Frazer accepted the idea, proposed in 1871 by E. B. Tylor (Psychic Unity of mankind ) that the process of evolution was just as active in our mental and spiritual lives as in the material products of our industries and institutions . Frazer, who was interested exclusively in the development of the mind, saw this evolution as passing through three distinct, sequential stages, which he characterized by the world-view that they allegedly embodied all his work published in “Golden Bough “

The development of the psyche . The Golden Bough, a reconstruction of the whole history of modes of human thought, orders a vast range of exotic beliefs and customs in terms of man’s search for true knowledge and effective control of his environment and his condition.

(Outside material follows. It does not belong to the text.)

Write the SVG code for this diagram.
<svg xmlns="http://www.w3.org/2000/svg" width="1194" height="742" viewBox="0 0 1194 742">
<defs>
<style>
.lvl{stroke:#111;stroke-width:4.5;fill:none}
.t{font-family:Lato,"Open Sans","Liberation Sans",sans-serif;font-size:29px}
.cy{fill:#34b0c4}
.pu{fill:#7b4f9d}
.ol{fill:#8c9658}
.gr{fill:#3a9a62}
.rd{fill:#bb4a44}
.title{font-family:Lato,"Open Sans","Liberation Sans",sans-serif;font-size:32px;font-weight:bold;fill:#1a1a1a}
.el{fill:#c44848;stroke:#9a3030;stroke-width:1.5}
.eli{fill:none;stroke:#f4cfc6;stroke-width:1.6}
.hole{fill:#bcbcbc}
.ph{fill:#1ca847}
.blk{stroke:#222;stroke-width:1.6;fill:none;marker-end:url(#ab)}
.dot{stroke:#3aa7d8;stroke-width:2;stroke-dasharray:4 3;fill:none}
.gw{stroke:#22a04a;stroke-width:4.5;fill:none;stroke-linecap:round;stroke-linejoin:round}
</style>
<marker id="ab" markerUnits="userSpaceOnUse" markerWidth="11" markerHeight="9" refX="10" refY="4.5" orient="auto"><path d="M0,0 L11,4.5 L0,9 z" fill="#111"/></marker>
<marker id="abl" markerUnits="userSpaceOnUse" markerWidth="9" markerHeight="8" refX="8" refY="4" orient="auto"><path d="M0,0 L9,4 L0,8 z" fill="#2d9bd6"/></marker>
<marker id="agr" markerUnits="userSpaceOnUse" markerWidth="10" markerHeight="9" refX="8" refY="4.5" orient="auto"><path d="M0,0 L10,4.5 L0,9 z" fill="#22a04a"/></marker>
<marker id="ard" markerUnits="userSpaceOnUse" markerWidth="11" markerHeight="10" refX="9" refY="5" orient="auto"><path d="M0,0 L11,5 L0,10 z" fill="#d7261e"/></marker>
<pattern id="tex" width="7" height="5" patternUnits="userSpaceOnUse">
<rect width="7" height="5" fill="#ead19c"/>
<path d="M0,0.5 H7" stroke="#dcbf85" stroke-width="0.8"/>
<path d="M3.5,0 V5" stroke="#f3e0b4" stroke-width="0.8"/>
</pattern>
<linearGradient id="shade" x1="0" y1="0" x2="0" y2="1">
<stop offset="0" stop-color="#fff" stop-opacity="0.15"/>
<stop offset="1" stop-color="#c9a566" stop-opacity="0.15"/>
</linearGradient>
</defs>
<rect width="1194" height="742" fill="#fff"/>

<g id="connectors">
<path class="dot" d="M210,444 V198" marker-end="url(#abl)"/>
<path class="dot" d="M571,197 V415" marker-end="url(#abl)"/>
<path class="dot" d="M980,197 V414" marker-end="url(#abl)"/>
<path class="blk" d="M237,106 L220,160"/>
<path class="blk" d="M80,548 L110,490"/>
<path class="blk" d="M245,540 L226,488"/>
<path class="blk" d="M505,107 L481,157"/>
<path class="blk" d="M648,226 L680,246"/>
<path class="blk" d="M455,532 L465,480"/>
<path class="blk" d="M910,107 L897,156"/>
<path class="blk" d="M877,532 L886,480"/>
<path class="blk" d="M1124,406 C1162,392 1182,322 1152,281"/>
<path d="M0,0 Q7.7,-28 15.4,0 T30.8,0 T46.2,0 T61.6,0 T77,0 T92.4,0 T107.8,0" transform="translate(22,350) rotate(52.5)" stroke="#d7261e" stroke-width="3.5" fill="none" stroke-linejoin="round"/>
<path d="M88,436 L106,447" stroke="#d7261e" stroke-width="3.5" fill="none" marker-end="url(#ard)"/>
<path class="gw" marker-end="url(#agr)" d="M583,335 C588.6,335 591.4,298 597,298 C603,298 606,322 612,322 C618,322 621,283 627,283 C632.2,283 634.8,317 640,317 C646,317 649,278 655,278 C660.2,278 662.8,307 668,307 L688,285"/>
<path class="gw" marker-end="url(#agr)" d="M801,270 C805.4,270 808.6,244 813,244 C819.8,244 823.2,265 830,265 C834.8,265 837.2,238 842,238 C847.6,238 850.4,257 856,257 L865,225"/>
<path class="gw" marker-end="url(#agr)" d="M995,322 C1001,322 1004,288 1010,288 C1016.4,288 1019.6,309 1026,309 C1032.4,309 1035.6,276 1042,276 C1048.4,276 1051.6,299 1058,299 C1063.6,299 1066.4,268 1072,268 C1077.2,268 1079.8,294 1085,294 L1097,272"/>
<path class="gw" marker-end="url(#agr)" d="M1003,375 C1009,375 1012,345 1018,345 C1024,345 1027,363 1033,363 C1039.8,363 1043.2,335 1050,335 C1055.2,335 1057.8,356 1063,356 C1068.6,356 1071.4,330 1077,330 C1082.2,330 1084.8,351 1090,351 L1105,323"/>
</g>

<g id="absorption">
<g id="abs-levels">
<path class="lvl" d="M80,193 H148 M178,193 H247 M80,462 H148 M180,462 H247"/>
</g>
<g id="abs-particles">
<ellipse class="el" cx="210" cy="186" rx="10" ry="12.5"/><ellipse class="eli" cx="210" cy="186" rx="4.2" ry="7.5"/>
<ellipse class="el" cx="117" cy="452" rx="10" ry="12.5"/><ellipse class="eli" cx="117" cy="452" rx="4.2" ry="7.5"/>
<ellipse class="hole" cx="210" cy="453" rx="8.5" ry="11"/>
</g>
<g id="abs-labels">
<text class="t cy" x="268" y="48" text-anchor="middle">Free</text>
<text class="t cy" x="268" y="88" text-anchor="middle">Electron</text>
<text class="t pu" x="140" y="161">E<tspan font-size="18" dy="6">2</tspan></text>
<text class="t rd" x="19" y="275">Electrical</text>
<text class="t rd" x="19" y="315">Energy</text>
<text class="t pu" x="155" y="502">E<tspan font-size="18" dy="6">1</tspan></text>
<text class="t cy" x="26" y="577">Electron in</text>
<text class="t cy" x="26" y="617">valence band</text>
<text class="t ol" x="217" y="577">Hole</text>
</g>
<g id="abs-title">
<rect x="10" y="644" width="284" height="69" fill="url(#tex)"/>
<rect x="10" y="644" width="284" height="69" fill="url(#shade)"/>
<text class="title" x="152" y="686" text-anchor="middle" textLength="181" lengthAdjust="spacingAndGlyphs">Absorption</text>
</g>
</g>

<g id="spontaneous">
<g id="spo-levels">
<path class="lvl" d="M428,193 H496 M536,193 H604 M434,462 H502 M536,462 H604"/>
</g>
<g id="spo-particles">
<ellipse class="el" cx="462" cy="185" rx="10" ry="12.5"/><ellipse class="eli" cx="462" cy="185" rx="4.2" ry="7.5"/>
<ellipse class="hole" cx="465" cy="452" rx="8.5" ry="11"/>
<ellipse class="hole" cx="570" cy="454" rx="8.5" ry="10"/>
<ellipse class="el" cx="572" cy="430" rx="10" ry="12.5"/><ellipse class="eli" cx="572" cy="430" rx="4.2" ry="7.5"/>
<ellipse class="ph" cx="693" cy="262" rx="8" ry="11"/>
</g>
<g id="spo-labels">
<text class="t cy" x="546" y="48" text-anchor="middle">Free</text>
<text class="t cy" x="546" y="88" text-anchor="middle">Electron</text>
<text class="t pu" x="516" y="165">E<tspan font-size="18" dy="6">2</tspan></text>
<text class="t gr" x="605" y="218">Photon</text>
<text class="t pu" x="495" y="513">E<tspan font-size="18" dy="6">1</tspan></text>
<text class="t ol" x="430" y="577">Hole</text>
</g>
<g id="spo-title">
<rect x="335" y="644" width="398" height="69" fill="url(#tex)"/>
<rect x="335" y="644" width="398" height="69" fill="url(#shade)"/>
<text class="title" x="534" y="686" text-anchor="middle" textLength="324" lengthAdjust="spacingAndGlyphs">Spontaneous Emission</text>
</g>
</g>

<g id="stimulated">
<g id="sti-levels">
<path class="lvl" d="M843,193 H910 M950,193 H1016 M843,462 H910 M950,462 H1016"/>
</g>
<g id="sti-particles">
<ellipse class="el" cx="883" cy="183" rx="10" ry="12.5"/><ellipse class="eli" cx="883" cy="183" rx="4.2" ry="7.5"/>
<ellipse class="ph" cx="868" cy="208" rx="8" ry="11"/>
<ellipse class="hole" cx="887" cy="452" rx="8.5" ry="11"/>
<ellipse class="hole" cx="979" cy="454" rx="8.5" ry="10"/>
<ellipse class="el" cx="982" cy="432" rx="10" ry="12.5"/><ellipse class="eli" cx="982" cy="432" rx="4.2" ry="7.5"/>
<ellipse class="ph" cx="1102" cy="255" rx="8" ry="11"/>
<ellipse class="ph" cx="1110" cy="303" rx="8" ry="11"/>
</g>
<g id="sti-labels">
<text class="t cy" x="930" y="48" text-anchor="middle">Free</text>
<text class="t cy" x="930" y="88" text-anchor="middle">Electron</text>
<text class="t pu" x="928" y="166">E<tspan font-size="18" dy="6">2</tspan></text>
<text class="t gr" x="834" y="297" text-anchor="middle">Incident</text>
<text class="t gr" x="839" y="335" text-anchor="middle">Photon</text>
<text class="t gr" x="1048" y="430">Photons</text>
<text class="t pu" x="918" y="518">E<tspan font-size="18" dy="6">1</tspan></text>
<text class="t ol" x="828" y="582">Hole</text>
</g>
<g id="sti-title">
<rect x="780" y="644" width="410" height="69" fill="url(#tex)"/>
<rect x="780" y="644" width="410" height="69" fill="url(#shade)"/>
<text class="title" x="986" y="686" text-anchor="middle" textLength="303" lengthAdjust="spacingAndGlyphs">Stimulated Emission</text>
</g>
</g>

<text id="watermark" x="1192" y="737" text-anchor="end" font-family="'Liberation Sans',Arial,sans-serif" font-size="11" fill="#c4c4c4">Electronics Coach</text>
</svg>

Frazer posited three elements in the development of the human psyche, and in the spirit of the evolutionary thinking of his time, he saw these as characterizing three stages in human mental advance: magical, religious, and scientific thought.

Magical thought assumed that the universe is regulated by impersonal and unchanging laws (in this respect, Frazer believed, magic is like science). These laws were known to the magician through his art and applied by him in a quasi-technical way to control events. But magical beliefs and procedures (unlike scientific ones) were derived from faulty reasoning by analogy and from superficial associations: the qualities of one object were supposed to induce similar qualities in another. (One of the many examples given by Frazer is the ancient Greek custom of eating ravens’ eggs to produce black hair.) This homeopathic magic assumed a “law of sympathy,” which operates in such a way that like produces like. In addition, there was “contagious magic,” which assumed that things once in intimate contact would subsequently act upon one another: a man’s hair or nail clippings, for example, were used to work evil upon him. Although Frazer oversimplified the problems of symbolic thought that such beliefs now present to anthropologists, his distinctions continue to have some elementary taxonomic value.

Magical thought, which was gradually discredited, in Frazer’s opinion, because its failures became apparent, gave way to religious thought. In this phase superhuman beings were thought to control the world. The uniformity of nature ceased to be taken for granted, since the occurrence of natural events was assumed to depend upon the will of conscious personal agents. Man sought to gain the help of these agents by acts of supplication and propitiation. Magicians replaced by priests

Finally, recognizing more clearly the limits of his own powers of control and applying logic experimental methods, man achieved the scientific stage. Priests replaced by scientists.

Magic (Magicians-Savagery)> Religion (Priests- Barbarism) > Science (Scientists-civilization)

Criticisms :

  • Frazer depicted early men and contemporary primitives as rather irrational beings, although he wouldn’t deny that they had some capabilities as modern men. While it is true that science is a modern sense is late in appearance in the history of mankind, But it doesn’t follow that non-literate people are wholly ignorant of natural causation. As Malinowski showed later on that Trobriander Islanders implied magic to increase their crops but they also carried out all other rational tasks necessary for increased production. The early men had similar capabilities of thinking also highlighted by Levi-Strauss in his “Savagery Mind” work.
  • Frazer stages can’t be found in ethnographic reality and both magic and religion certainly coexisted with science . Tylor also made this point. Further, Evan-Pritchard observed that no distinction between magic and religion exist among Azandes.